After three days of frustration, the airborne getaway begins
Click to follow
The Independent Online

After days of delays, cancellations and chaos at Britain's airports, passengers travelling to see friends and family dared to hope for a Merry Christmas as the fog lifted and the backlog of delayed flights started to clear.

At Heathrow last night, confusion and anger were giving way to optimism, as normal service gradually resumed. Outside Terminal One, Father Christmas and his team of helpers distributed sandwiches to people waiting in emergency tents before check-in.

Tom Maxfield, 29, a student from Cornwall, had been trying to catch a flight to Munich since Wednesday. "My original flight was cancelled, and I was put on a flight the next day, but it was cancelled too. Then I tried to book a flight from Standsted, but when I got to the airport, that one was cancelled as well. Luckily I have friends in London who I've been staying with."
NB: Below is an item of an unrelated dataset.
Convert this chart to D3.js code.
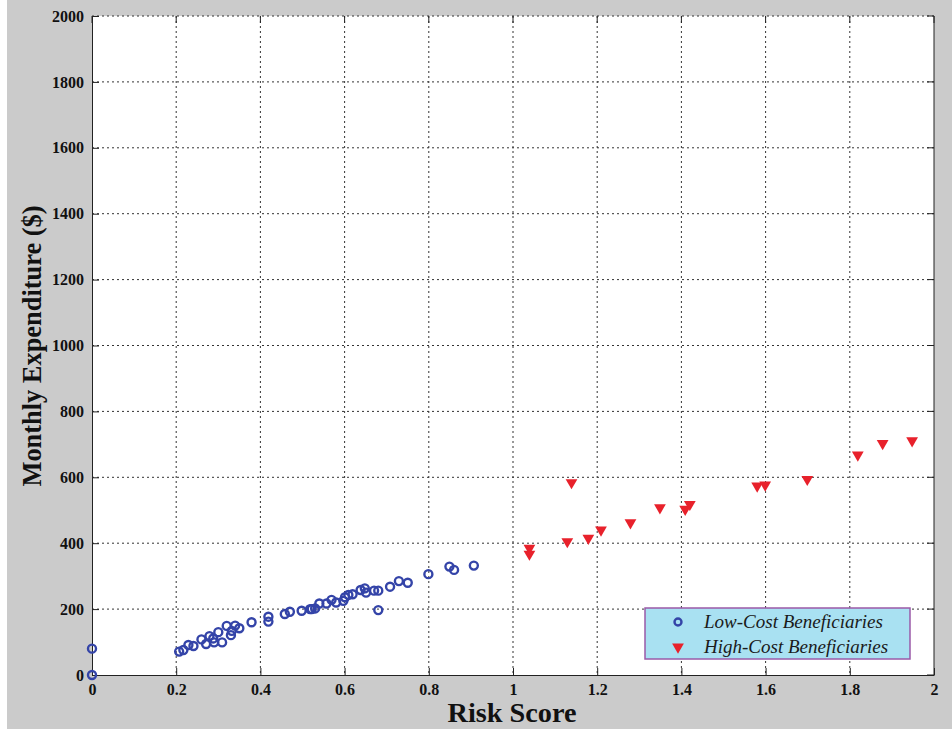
<!DOCTYPE html>
<html>
<head>
<meta charset="utf-8">
<title>Risk score vs monthly expenditure</title>
<script src="https://d3js.org/d3.v7.min.js"></script>
<style>
  body { margin: 0; background: #ffffff; }
  text { font-family: "Liberation Serif", "Times New Roman", serif; }
</style>
</head>
<body>
<svg id="chart"></svg>
<script>
// low-cost beneficiaries (circles)
var lowRisk = [0, 0, 0.207, 0.217, 0.229, 0.241, 0.26, 0.271, 0.279, 0.288, 0.29, 0.3, 0.309,
  0.32, 0.33, 0.332, 0.34, 0.35, 0.379, 0.419, 0.419, 0.458, 0.47, 0.498, 0.518, 0.522, 0.53,
  0.54, 0.557, 0.569, 0.58, 0.597, 0.601, 0.609, 0.619, 0.638, 0.648, 0.651, 0.67, 0.68, 0.68,
  0.708, 0.729, 0.75, 0.799, 0.849, 0.86, 0.907];
var lowCost = [80, 0, 71, 76, 91, 88, 108, 94, 118, 111, 99, 130, 99,
  149, 121, 134, 150, 142, 160, 177, 162, 185, 192, 195, 200, 200, 202,
  217, 217, 228, 220, 225, 236, 243, 245, 258, 263, 250, 256, 256, 197,
  268, 285, 280, 306, 329, 319, 332];

// high-cost beneficiaries (triangles)
var highRisk = [1.039, 1.039, 1.139, 1.129, 1.179, 1.209, 1.279, 1.349, 1.409, 1.42,
  1.58, 1.599, 1.699, 1.819, 1.878, 1.948];
var highCost = [385, 367, 584, 405, 415, 440, 462, 508, 503, 518,
  574, 577, 594, 668, 703, 711];

var xTicks = [0, 0.2, 0.4, 0.6, 0.8, 1, 1.2, 1.4, 1.6, 1.8, 2];
var yTicks = [0, 200, 400, 600, 800, 1000, 1200, 1400, 1600, 1800, 2000];
var legendLabels = ["Low-Cost Beneficiaries", "High-Cost Beneficiaries"];

var W = 952, H = 729;
var margin = {top: 16, right: 18, bottom: 54, left: 92};
var width = W - margin.left - margin.right;
var height = H - margin.top - margin.bottom;
var serif = "'Liberation Serif', 'Times New Roman', serif";

var svg = d3.select("#chart").attr("width", W).attr("height", H);

// grey figure background
svg.append("rect").attr("x", 7).attr("y", 0)
  .attr("width", W - 7).attr("height", H).attr("fill", "#cbcbcb");

var chart = svg.append("g")
  .attr("transform", "translate(" + margin.left + "," + margin.top + ")");

var x = d3.scaleLinear().domain([0, 2]).range([0, width]);
var y = d3.scaleLinear().domain([0, 2000]).range([height, 0]);

chart.append("rect").attr("width", width).attr("height", height).attr("fill", "#fff");

// dotted grid
chart.append("g").selectAll("line").data(xTicks.slice(1, -1)).enter().append("line")
  .attr("x1", function(d){ return x(d); }).attr("x2", function(d){ return x(d); })
  .attr("y1", 0).attr("y2", height)
  .attr("stroke", "#333").attr("stroke-dasharray", "2,3");
chart.append("g").selectAll("line").data(yTicks.slice(1)).enter().append("line")
  .attr("x1", 0).attr("x2", width)
  .attr("y1", function(d){ return y(d); }).attr("y2", function(d){ return y(d); })
  .attr("stroke", "#333").attr("stroke-dasharray", "2,3");

// axes (ticks inside, like matlab)
var xAxis = d3.axisBottom(x).tickValues(xTicks).tickSizeInner(-7).tickSizeOuter(0)
  .tickPadding(9).tickFormat(d3.format("~g"));
var yAxis = d3.axisLeft(y).tickValues(yTicks).tickSizeInner(-7).tickSizeOuter(0)
  .tickPadding(8).tickFormat(d3.format("d"));

function styleAxis(g) {
  g.attr("font-family", serif).attr("font-size", 16).attr("font-weight", "bold");
  g.select(".domain").attr("stroke", "#222");
  g.selectAll(".tick line").attr("stroke", "#222");
  g.selectAll(".tick text").attr("fill", "#111");
}
chart.append("g").attr("transform", "translate(0," + height + ")").call(xAxis).call(styleAxis);
chart.append("g").call(yAxis).call(styleAxis);

// right & top ticks
chart.append("line").attr("x1", width).attr("x2", width).attr("y1", 0).attr("y2", height)
  .attr("stroke", "#222");
chart.append("g").selectAll("line").data(yTicks).enter().append("line")
  .attr("x1", width - 7).attr("x2", width)
  .attr("y1", function(d){ return y(d); }).attr("y2", function(d){ return y(d); })
  .attr("stroke", "#222");
chart.append("g").selectAll("line").data(xTicks).enter().append("line")
  .attr("x1", function(d){ return x(d); }).attr("x2", function(d){ return x(d); })
  .attr("y1", 0).attr("y2", 7)
  .attr("stroke", "#222");

// low-cost circles
chart.append("g").selectAll("circle").data(lowRisk).enter().append("circle")
  .attr("cx", function(d){ return x(d); })
  .attr("cy", function(d, i){ return y(lowCost[i]); })
  .attr("r", 4)
  .attr("fill", "none").attr("stroke", "#3444a8").attr("stroke-width", 2.4);

// high-cost triangles
var tri = d3.symbol().type(d3.symbolTriangle).size(60);
chart.append("g").selectAll("path").data(highRisk).enter().append("path")
  .attr("d", tri)
  .attr("transform", function(d, i){
    return "translate(" + x(d) + "," + y(highCost[i]) + ") rotate(180)";
  })
  .attr("fill", "#e8212b");

// legend
var lg = chart.append("g").attr("transform", "translate(" + (645 - margin.left) + "," + (608 - margin.top) + ")");
lg.append("rect").attr("width", 265).attr("height", 51)
  .attr("fill", "#a9e1f2").attr("stroke", "#9a5aa8").attr("stroke-width", 1.5);
lg.append("circle").attr("cx", 33).attr("cy", 14).attr("r", 3.5)
  .attr("fill", "none").attr("stroke", "#3444a8").attr("stroke-width", 2.4);
lg.append("path").attr("d", tri)
  .attr("transform", "translate(33,39) rotate(180)").attr("fill", "#e8212b");
lg.selectAll("text.lab").data(legendLabels).enter().append("text")
  .attr("class", "lab")
  .attr("x", 59).attr("y", function(d, i){ return 20 + i * 25; })
  .attr("font-size", "19px").attr("font-style", "italic").attr("fill", "#1a1a1a")
  .text(function(d){ return d; });

// axis titles
svg.append("text")
  .attr("x", 512).attr("y", 722).attr("text-anchor", "middle")
  .attr("font-size", "27px").attr("font-weight", "bold").attr("fill", "#111")
  .attr("textLength", 129).attr("lengthAdjust", "spacingAndGlyphs")
  .text("Risk Score");
svg.append("text")
  .attr("transform", "translate(41,346) rotate(-90)").attr("text-anchor", "middle")
  .attr("font-size", "28px").attr("font-weight", "bold").attr("fill", "#111")
  .attr("textLength", 281).attr("lengthAdjust", "spacingAndGlyphs")
  .text("Monthly Expenditure ($)");
</script>
</body>
</html>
He remained philosophical at the delays, however. "What more could BA do? The weather messed things up. I've been impressed by the organisation here, the free food and the atmosphere of calm," he said.

Other travellers were less happy. Charles Rodriguez, 39, a lawyer from Los Angeles travelling to Spain with his wife Dionne, 34, had spent two nights at the airport. "When we got here on Thursday, we had to wait in line for eight hours before we were told our flight was cancelled. This has been the worst travel experience I've had in my life."

Allie Taylor, 43, a teacher, and John Farrell, 45, a taxi driver from Haslemere, had already missed one day of a seven-day Mediterranean cruise, but were still hoping to catch up with their ship in Barcelona. "We're pretty annoyed because by the time we catch up we will already have missed so much," said Ms Taylor.

Roy Hipkin, 73, and Joan Richards, 71, retired friends from Esher, were also belatedly heading for Barcelona. "We're not going to let this ruin our Christmas," said Mrs Richards.

Anna Thomander, 23, who works in the City, was still hoping to reach Stockholm. "My father found a flight this afternoon, so I think I may still make it."